Il a 24 ans, elle 22. Ils s’apprêtaient à se marier mercredi 2 décembre à Lucknow, capitale de l’État le plus peuplé de l’Inde, l’Uttar Pradesh, “quand la police a déboulé en invoquant la nouvelle ordonnance sur les conversions religieuses”, entrée en vigueur le 24 novembre dans la région, raconte l’Indian Express, pour tout interrompre en catastrophe. Le jeune homme avait le tort d’être musulman et sa future épouse d’être hindoue.
Bien que la cérémonie “devait être organisée sous le rite hindou”, le mari étant disposé à embrasser la confession de sa belle-famille, les forces de l’ordre ont exigé d’eux qu’ils obtiennent au préalable une autorisation de la justice, afin de garantir que leur mariage n’était pas destiné à convertir une jeune hindoue à l’islam.
Tel est l’objet de la nouvelle législation. “En apparence, le texte semble similaire aux autres lois de lutte contre les conversions forcées qui existent dans huit États” de l’Union indienne, note The Wire. Mais à y regarder de plus près, il apparaît que l’ordonnance de l’Uttar Pradesh adoptée sous l’égide du chef de l’exécutif local, le moine hindou d’extrême droite Yogi Adityanath, “est beaucoup plus virulente”. Non seulement elle
“regorge d’erreurs juridiques qui indiquent clairement que l’intention réelle est de harceler les gens pour décourager toute conversion,”

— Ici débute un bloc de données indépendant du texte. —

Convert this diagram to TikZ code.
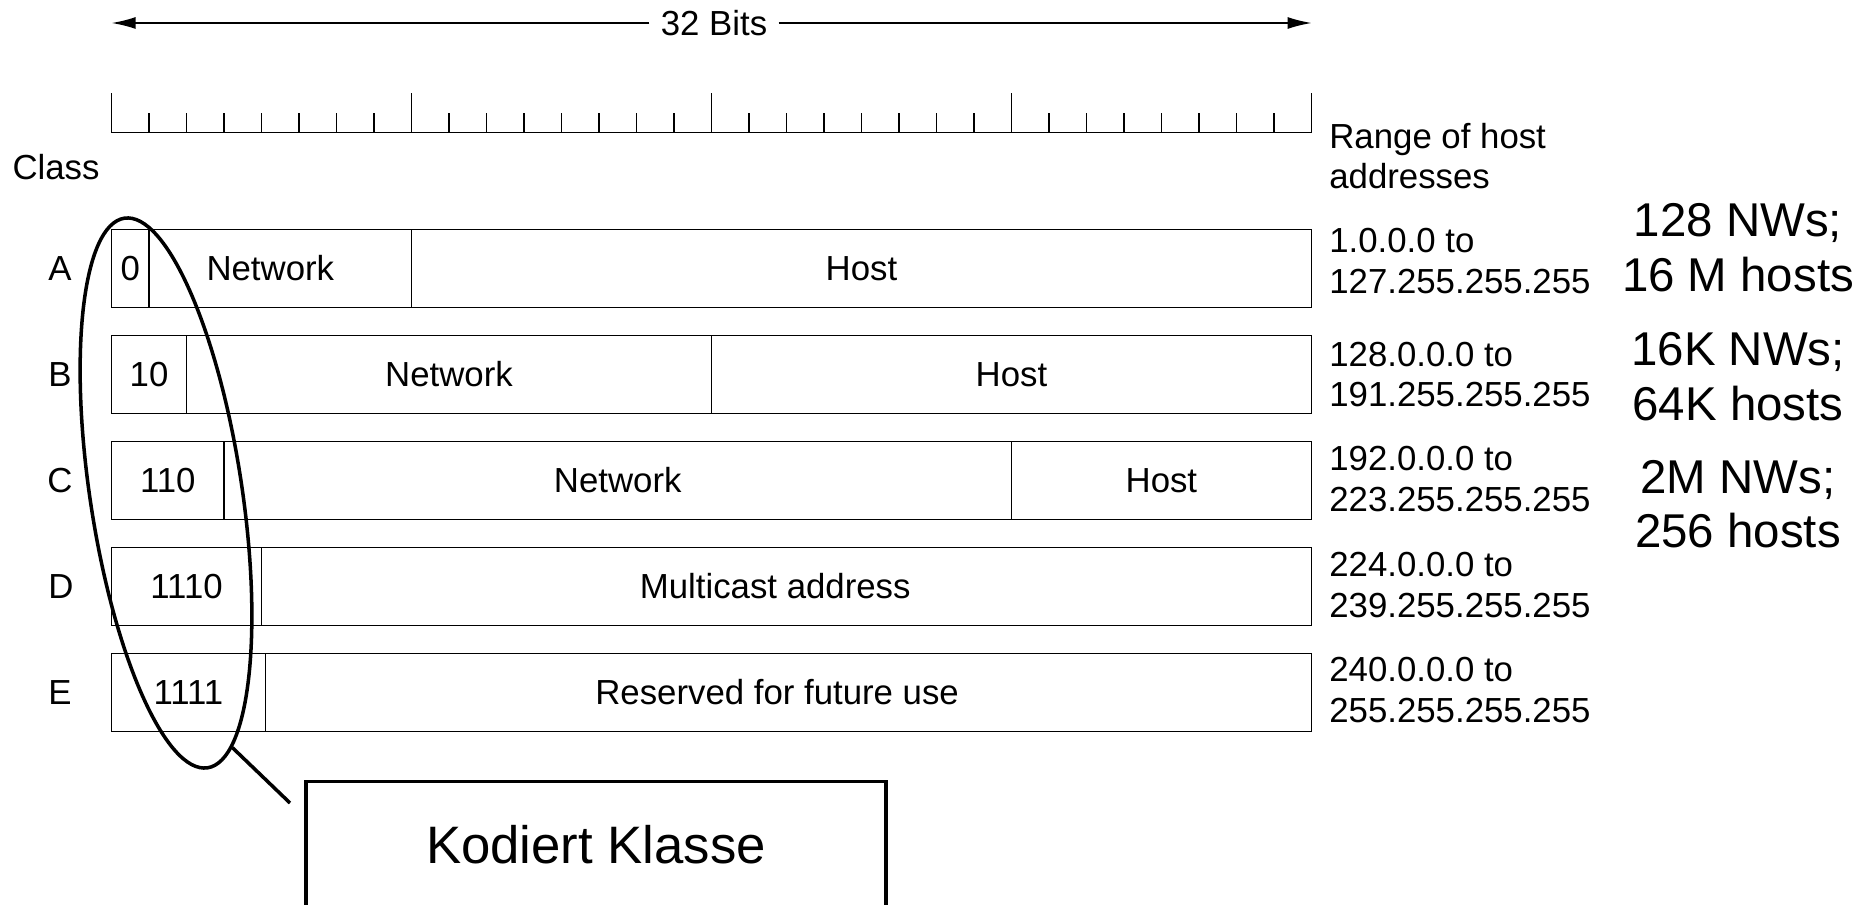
\documentclass[tikz,border=0pt]{standalone}
\usepackage{fontspec}
\setmainfont{Liberation Sans}
\usetikzlibrary{positioning,shapes.geometric,arrows.meta}

\begin{document}
\begin{tikzpicture}[x=0.02cm, y=-0.02cm,
txt/.style={font=\fontsize{19.8}{22.8}\selectfont, inner sep=0pt},
field/.style={draw, line width=0.9pt, minimum height=1.56cm, inner sep=0pt, outer sep=0pt, anchor=west, font=\fontsize{19.8}{22.8}\selectfont},
nbits/.style={minimum width=#1*0.75cm},
addr/.style={txt, align=left, anchor=west},
count/.style={font=\fontsize{27}{31}\selectfont, align=center, inner sep=0pt},
]
\useasboundingbox (0,0) rectangle (1876,905);
\clip (0,0) rectangle (1876,905);

% 32 bit arrow
\node[txt, inner xsep=0.22cm] (total) at (714,23) {32 Bits};
\coordinate (lend) at (111.6,23);
\coordinate (rend) at (1311.6,23);
\draw[line width=0.9pt, -{Latex[length=0.48cm,width=0.24cm]}] (total) -- (lend);
\draw[line width=0.9pt, -{Latex[length=0.48cm,width=0.24cm]}] (total) -- (rend);

% ruler
\draw[line width=0.9pt] (111.6,132.7) -- (1311.6,132.7);
\foreach \b in {0,...,32} {
  \pgfmathsetmacro\h{mod(\b,8)==0 ? 40 : 20}
  \draw[line width=0.9pt] (111.6+37.5*\b,132.7) -- ++(0,-\h);
}

\node[txt] (class) at (56,167) {Class};
\node[addr] (rhead) at (1329,156) {Range of host\\addresses};

% class A
\node[txt] (la) at (60,268.5) {A};
\node[field, nbits=1] (a0) at (111.6,268.5) {0};
\node[field, nbits=7, right=0pt of a0] (a1) {Network\rule{0.4cm}{0pt}};
\node[field, nbits=24, right=0pt of a1] (a2) {Host};
\node[addr] (ra) at (1329,261) {1.0.0.0 to\\127.255.255.255};

% class B
\node[txt] (lb) at (60,374.5) {B};
\node[field, nbits=2] (b0) at (111.6,374.5) {10};
\node[field, nbits=14, right=0pt of b0] (b1) {Network};
\node[field, nbits=16, right=0pt of b1] (b2) {Host};
\node[addr] (rb) at (1329,374.5) {128.0.0.0 to\\191.255.255.255};

% class C
\node[txt] (lc) at (60,480.5) {C};
\node[field, nbits=3] (c0) at (111.6,480.5) {110};
\node[field, nbits=21, right=0pt of c0] (c1) {Network};
\node[field, nbits=8, right=0pt of c1] (c2) {Host};
\node[addr] (rc) at (1329,479) {192.0.0.0 to\\223.255.255.255};

% class D
\node[txt] (ld) at (61,586.5) {D};
\node[field, nbits=4] (d0) at (111.6,586.5) {1110};
\node[field, nbits=28, right=0pt of d0] (d1) {Multicast address\rule{0.45cm}{0pt}};
\node[addr] (rd) at (1329,585) {224.0.0.0 to\\239.255.255.255};

% class E
\node[txt] (le) at (60,692.5) {E};
\node[field, nbits=4.1] (e0) at (111.6,692.5) {1111};
\node[field, nbits=27.9, right=0pt of e0] (e1) {Reserved for future use\rule{0.45cm}{0pt}};
\node[addr] (re) at (1329,690) {240.0.0.0 to\\255.255.255.255};

% sizes
\node[count] (na) at (1738,247.5) {128 NWs;\\16 M hosts};
\node[count] (nb) at (1738,376.5) {16K NWs;\\64K hosts};
\node[count] (nc) at (1738,504) {2M NWs;\\256 hosts};

% class bits
\node[draw, ellipse, line width=2pt, minimum width=3.04cm, minimum height=11.12cm, inner sep=0pt, rotate=8.6] (enc) at (166,493) {};
\node[draw, line width=2pt, minimum width=11.61cm, minimum height=2.54cm, font=\fontsize{30}{36}\selectfont] (note) at (596,845) {Kodiert Klasse};
\coordinate (lead) at (290,803);
\draw[line width=2pt] (enc.-84) -- (lead);
\end{tikzpicture}
\end{document}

mais en plus elle aborde le sujet sous l’angle exclusif du mariage, ce que les hindous les plus radicaux désignent sous l’expression “love djihad”, révélant ainsi leur obsession à l’égard des unions entre un homme musulman et une femme hindoue, ce qui n’est qu’un cas de figure parmi beaucoup d’autres.
Droit fondamental des citoyens
En Inde, on se convertit “pour” un mariage et il est “factuellement incorrect” de prétendre qu’on le fait “par” le mariage comme l’indique l’ordonnance, souligne le site d’information, qui s’interroge : “Sur quelle base peut-on soudainement évoquer une atteinte à l’ordre public dans l’Uttar Pradesh” pour empêcher les mariages interconfessionnels ? On en dénombre 36 000 chaque année dans le sous-continent, dont 6 000 dans cet État de 230 millions d’habitants de la vallée du Gange, “sans que cela donne lieu à aucune violation de la loi et de l’ordre public”.
“Trois juristes ont décidé de saisir la Cour suprême”, révèle l’Hindustan Times dans son édition du 4 décembre, considérant que l’ordonnance du gouvernement Adityanath “pourrait être utilisée à tort dans le but d’empêcher des couples appartenant à des confessions différentes de se marier de leur plein gré”. Elle va “à l’encontre du droit fondamental des citoyens de choisir d’épouser quelqu’un ayant une autre religion que la sienne”, disent-ils.
En l’état actuel de la loi, un musulman qui se marie avec une hindoue sans le feu vert des autorités judiciaires risque désormais “jusqu’à dix ans de prison et 25 000 roupies [280 euros] d’amende”.